Rather than continue along the interstate, we struck out into the badlands for El Morro, which turned out to be an excellent choice. El Morro translates as bluff or headland, and it is indeed a large rock promontory on an otherwise fairly flat plain.
It was historically important as a source of water in the desert – apparently the nearest reliable water sources are around 35 and 40 miles away in opposite directions – and inscriptions on the rock faces around the pool include ancient Indian petroglyphs, and names and messages from Spanish conquistadors and later missionaries, American pioneers and travellers.

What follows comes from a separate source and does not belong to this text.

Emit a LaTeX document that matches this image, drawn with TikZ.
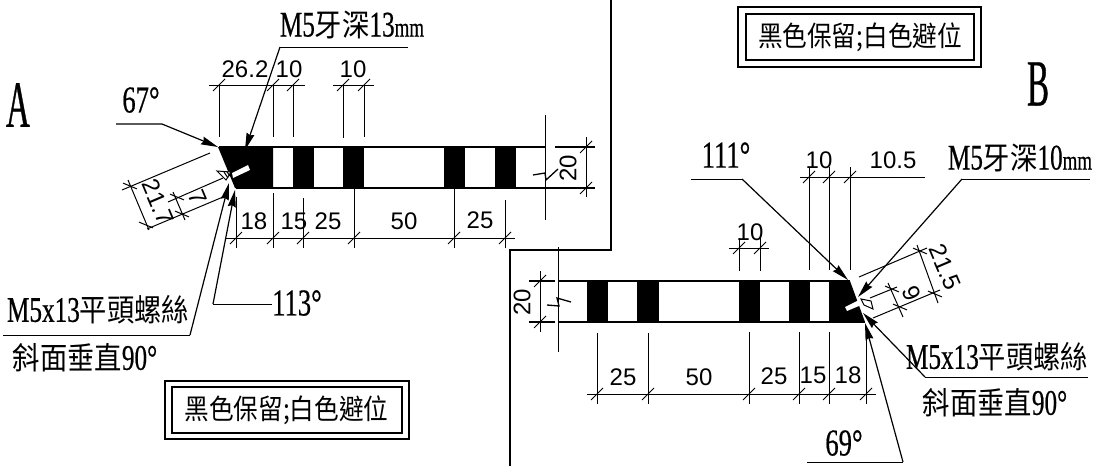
\documentclass[tikz,border=0pt]{standalone}
\usepackage{fontspec}
\usetikzlibrary{arrows.meta}
\setmainfont{Liberation Sans}
\newfontfamily\nar{Liberation Serif}[FakeStretch=0.7,FakeBold=0.5]
\newfontfamily\wide{Liberation Serif}[FakeStretch=0.5,FakeBold=0.5]
\newfontfamily\cj{Noto Sans CJK TC}[FakeStretch=0.88]
\newcommand\fs[1]{\fontsize{#1}{#1}\selectfont}
\newcommand\lab[1]{{\fs{36}\nar #1}}
\newcommand\han[1]{{\fs{31}\cj #1}}
\tikzset{
 ln/.style={line width=1pt,line cap=butt},
 thk/.style={line width=1.3pt},
 zig/.style={line width=1.3pt,line join=miter},
 lead/.style={line width=1.2pt,-{Stealth[length=17pt,width=8pt,inset=1.5pt]}},
 dimtxt/.style={inner sep=0pt,font=\fs{24}},
 big/.style={inner sep=0pt,font=\fs{38}\nar},
}
\newcommand\tk[2]{\draw[ln] (#1-6,#2+6) -- (#1+6,#2-6);}
\newcommand\rk[2]{\draw[ln] (#1-7,#2-2.9) -- (#1+7,#2+2.9);}
\begin{document}
\begin{tikzpicture}[x=1pt,y=-1pt]
\useasboundingbox (0,0) rectangle (1097,466);
% frame
\draw[thk] (611,0) -- (611,250) -- (510,250) -- (510,466);
% ---------- A bar
\draw[thk] (219,147) -- (545,147);
\draw[thk] (236,188) -- (595,188);
\draw[thk] (555,147) -- (595,147);
\fill (218,147) -- (273,147) -- (273,188) -- (235,188) -- cycle;
\foreach \a/\b in {293/314,343/364,444/465,495/516}{\fill (\a,146.5) rectangle (\b,188.5);}
% screw A
\fill[white] (232,173) -- (248,165) -- (250,170) -- (233,178) -- cycle;
\draw[line width=1pt,fill=white] (217,171) -- (231,172) -- (226,180) -- cycle;
\draw[line width=1pt] (224,172) -- (228,178) (227,172) -- (230,176);
% break A
\draw[ln] (545,115) -- (545,220);
\draw[zig] (533,175) -- (545,173) -- (546,180) -- (558,169);
% A extension lines
\foreach \x/\a/\b in {219/85/137,273/85/137,293/85/137,343/85/138,364/85/137}{\draw[ln] (\x,\a) -- (\x,\b);}
\foreach \x/\a/\b in {236/197/248,273/193/248,303/198/248,354/189/248,454/189/248,505/200/248}{\draw[ln] (\x,\a) -- (\x,\b);}
\draw[ln] (209,85) -- (305,85);
\draw[ln] (333,85) -- (374,85);
\draw[ln] (226,238) -- (515,238);
\draw[ln] (586,137) -- (586,197);
\foreach \x in {219,273,293,343,364}{\tk{\x}{85}}
\foreach \x in {236,273,303,354,454,505}{\tk{\x}{238}}
\tk{586}{147}\tk{586}{188}
% A slanted dims
\draw[ln] (210,153) -- (122,190);
\draw[ln] (223,178) -- (168,202);
\draw[ln] (223,197) -- (147,229);
\draw[ln] (128,180) -- (149,230);
\draw[ln] (173,192) -- (185,220);
\rk{130}{186}\rk{146}{225}\rk{177}{197}\rk{182}{214}
% A leaders
\draw[lead] (116,124) -- (162,124) -- (218,147);
\draw[ln] (408,47) -- (280,47);
\draw[lead] (280,47) -- (245,150);
\draw[ln] (3,335) -- (190,335);
\draw[lead] (190,335) -- (229,183);
\draw[ln] (272,304) -- (213,304);
\draw[lead] (213,304) -- (235,190);
% A text
\node[big,font=\fs{66}\wide] (la) at (18,105) {A};
\node[big] (a67) at (141,100) {67°};
\node[big] (a113) at (297,303) {113°};
\node[inner sep=0pt] (am5) at (352,25) {\lab{M5}\han{牙深}\lab{13}{\fs{27}\nar mm}};
\node[inner sep=0pt] (ascrew) at (98,310) {\lab{M5x13}\han{平頭螺絲}};
\node[inner sep=0pt] (aslant) at (85,358) {\han{斜面垂直}\lab{90°}};
\node[dimtxt] (d1) at (245,69) {26.2};
\node[dimtxt] (d2) at (289,69) {10};
\node[dimtxt] (d3) at (353,69) {10};
\node[dimtxt] (d4) at (254,221) {18};
\node[dimtxt] (d5) at (294,221) {15};
\node[dimtxt] (d6) at (328,221) {25};
\node[dimtxt] (d7) at (404,221) {50};
\node[dimtxt] (d8) at (480,220) {25};
\node[dimtxt,rotate=90] (d9) at (568,168) {20};
\node[dimtxt,rotate=-67] (d10) at (158,202) {21.7};
\node[dimtxt,rotate=-67] (d11) at (198,197) {7};
% boxes
\draw[thk] (165,381) rectangle (409,439);
\draw[thk] (172,387) rectangle (402,433);
\node[inner sep=0pt] (boxa) at (286.5,410) {{\fs{28}\cj 黑色保留;白色避位}};
\draw[thk] (738,7) rectangle (981,67);
\draw[thk] (746,14) rectangle (974,60);
\node[inner sep=0pt] (boxb) at (860,37) {{\fs{28}\cj 黑色保留;白色避位}};
% ---------- B bar
\draw[thk] (529,281) -- (555,281) (558,281) -- (850,281);
\draw[thk] (529,322) -- (555,322) (558,322) -- (865,322);
\fill (829,281) -- (850,281) -- (865,322) -- (829,322) -- cycle;
\foreach \a/\b in {587/608,637/659,739/760,789/810}{\fill (\a,280.5) rectangle (\b,322.5);}
\fill[white] (845,307) -- (863,298) -- (866,303) -- (847,311) -- cycle;
\draw[line width=1pt,fill=white] (861,299) -- (871,301) -- (873,309) -- (864,305) -- cycle;
% break B
\draw[ln] (558,247) -- (558,352);
\draw[zig] (547,305) -- (559,306) -- (557,298) -- (571,302);
% B extensions
\foreach \x/\a/\b in {739/238/271,760/238/271,809/167/270,829/167/270,850/167/270}{\draw[ln] (\x,\a) -- (\x,\b);}
\foreach \x/\a/\b in {597/333/404,648/333/404,749/332/404,799/332/404,829/332/404,866/332/404}{\draw[ln] (\x,\a) -- (\x,\b);}
\draw[ln] (729,248) -- (769,248);
\draw[ln] (800,177) -- (925,177);
\draw[ln] (587,394) -- (876,394);
\draw[ln] (540,271) -- (540,332);
\foreach \x in {739,760}{\tk{\x}{248}}
\foreach \x in {809,829,850}{\tk{\x}{177}}
\foreach \x in {597,648,749,799,829,866}{\tk{\x}{394}}
\tk{540}{281}\tk{540}{322}
% B slanted dims
\draw[ln] (859,277) -- (927,248);
\draw[ln] (870,298) -- (897,287);
\draw[ln] (873,318) -- (940,290);
\draw[ln] (917,245) -- (938,303);
\draw[ln] (888,283) -- (903,317);
\rk{920}{251}\rk{935}{294}\rk{892}{289}\rk{900}{307}
% B leaders
\draw[ln] (691,179) -- (742,179);
\draw[lead] (742,179) -- (848,280);
\draw[ln] (1090,179) -- (962,179);
\draw[lead] (962,179) -- (858,297);
\draw[ln] (1088,377) -- (925,377);
\draw[lead] (925,377) -- (863,313);
\draw[ln] (807,462) -- (903,462);
\draw[lead] (903,462) -- (865,323);
% B text
\node[big,font=\fs{66}\wide] (lb) at (1038,84) {B};
\node[big] (b111) at (726,155) {111°};
\node[big] (b69) at (844,443) {69°};
\node[inner sep=0pt] (bm5) at (1020,158) {\lab{M5}\han{牙深}\lab{10}{\fs{27}\nar mm}};
\node[inner sep=0pt] (bscrew) at (997,357) {\lab{M5x13}\han{平頭螺絲}};
\node[inner sep=0pt] (bslant) at (995,403) {\han{斜面垂直}\lab{90°}};
\node[dimtxt] (e1) at (750,232) {10};
\node[dimtxt] (e2) at (819,160) {10};
\node[dimtxt] (e3) at (893,160) {10.5};
\node[dimtxt] (e4) at (623,377) {25};
\node[dimtxt] (e5) at (699,377) {50};
\node[dimtxt] (e6) at (774,376) {25};
\node[dimtxt] (e7) at (813,375) {15};
\node[dimtxt] (e8) at (848,375) {18};
\node[dimtxt,rotate=90] (e9) at (522,302) {20};
\node[dimtxt,rotate=-67] (e10) at (945,267) {21.5};
\node[dimtxt,rotate=-67] (e11) at (912,293) {9};
\end{tikzpicture}
\end{document}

A very helpful ranger at the visitor centre recommended a walking route which passed the pool and inscriptions and then continued up on to the top of the mesa to a ruined pueblo site. Although only about 2 miles in length, it took us 1.5 hours – the trail up the mesa was quite steep, and a little icy in places, and the route across the top was occasionally baffling as the trail was mostly just marked by two vaguely parallel lines etched into the (uneven) rock surface. It was a beautiful afternoon – cool and sunny – it was wonderful to be out in the fresh air, and the scenery was absolutely fantastic.
Back in the visitor centre, we watched a short film about the history of the area before quite literally driving off into the sunset, humming Western movie theme tunes as we went. We ended up back on Route 66 in a ‘proper’ motel, the Red Roof Inn just outside Gallup (although our room was probably a lot cleaner and more comfortable than historic travellers might have encountered).